Open the box, and the first reaction is - what wonderful wood! Unfortunately, the next reaction is - what diabolical die-cutting! However, some careful work with a balsa knife and a tube of cement soon produced an acceptable set of sheet parts, and construction commenced. A noteworthy point on the plan is that both fuselage sides are shown separately to cater for the side window layouts being slightly different. The fact that the resulting sides are not quite identical in outline is probably due to printing problems! This is easily corrected, of course, but the moral is - never take anything for granted.
The fuselage does go together very nicely and results in a surprisingly rigid structure. It is necessary to cut out notches in the bottom formers at each stringer location, a rather tedious operation which was avoided by making the former 1/16in. smaller all round, and gluing the stringers on to the edge. This also ensures that the formers do not cause 'bumps' in the covering.
One minor criticism of the fuselage structure is that there is no provision for making the sheeting around the front formers flush with the stringers. The instructions state that the rear edge of the sheeting should be bevelled to blend in, but in the writer's opinion this was far from satisfactory, so each stringer was cut away from F3 and raised to the level of the sheeting. Incidentally, there was insufficient 1/32in. sheet in the kit to sheet the various parts in the manner instructed. However, this can be overcome by sheeting the cowl in three pieces instead of four as instructed. There were no problems with the remainder of the kit, the undercarriage and strut assemblies being fiddly but by no means difficult.
Covering of the model required some careful thought. The bottom of the wing was covered first, and the wing then attached to the fuselage using epoxy to avoid warping. The top stringers were then added and the remainder of the wing and fuselage covered. After covering the tailplane and fin, these too were epoxied in place. The tissue was then watershrunk and the undercarriage and struts added, again using epoxy to avoid deforming the covering. One advantage of an aeroplane with struts is that they can be used to remove any warps that might appear during construction!

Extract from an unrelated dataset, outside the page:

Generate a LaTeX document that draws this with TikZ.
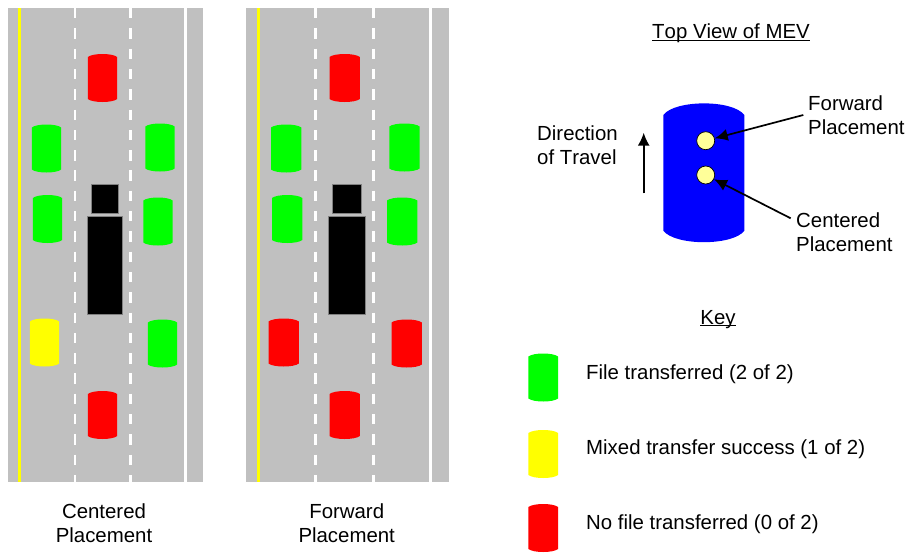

Finally, the entire model was given one coat of thinned clear dope, and the transfers, etc., added. Panel lines were put on with a 0.4mm Rapidograph pen. Rubber motors were then made up from Keil Kraft 'white' strip - nothing exotic was used.
Flying was carried out with the plastic prop supplied, and 4 strands of 1/8in flat rubber. In this form, a small piece of lead was required in the nose to obtain the specified CG position. The trim was just about perfect with no other modifications being necessary to give gentle left turns under power and slightly wider turns on the glide. The model was, however, somewhat underpowered and did not gain much height. Flight times were around 15-20 seconds.
The next stage was to make a 'contest prop' as detailed on the plan but for which parts were not supplied in the kit. This has curved 1/16in. ply blades formed by the traditional means of soaking in water, binding to a 3in. diameter former (small coffee bottle) and baking in the oven. The resulting rather cumbersome device is fitted with a motor tensioner to allow the use of much longer motors. In fact, this propellor makes the model so nose heavy that a much longer motor is needed to bring the C.G. back to a reasonable position!
The specified motor for this propeller is four strands of 3/16in. flat. All of this meant that the model now weighed roughly twice what it did before! The performance was spectacular to say the least, but hardly scale-like. Flight times now around 40~50 seconds and the trim was very touchy. In search of a compromise, the plastic prop was returned to with a loop of 1/4in. flat rubber. This gives fairly realistic flights of around 25 seconds. To anyone contemplating building this kit, I would very much recommend them to try C02 power as I feel that this would be just about perfect for this model. If you should decide to bulld the rubber version, however, I'm sure that you will not regret it. Altogether a most excellent kit which is only slightly marred by one or two very small details.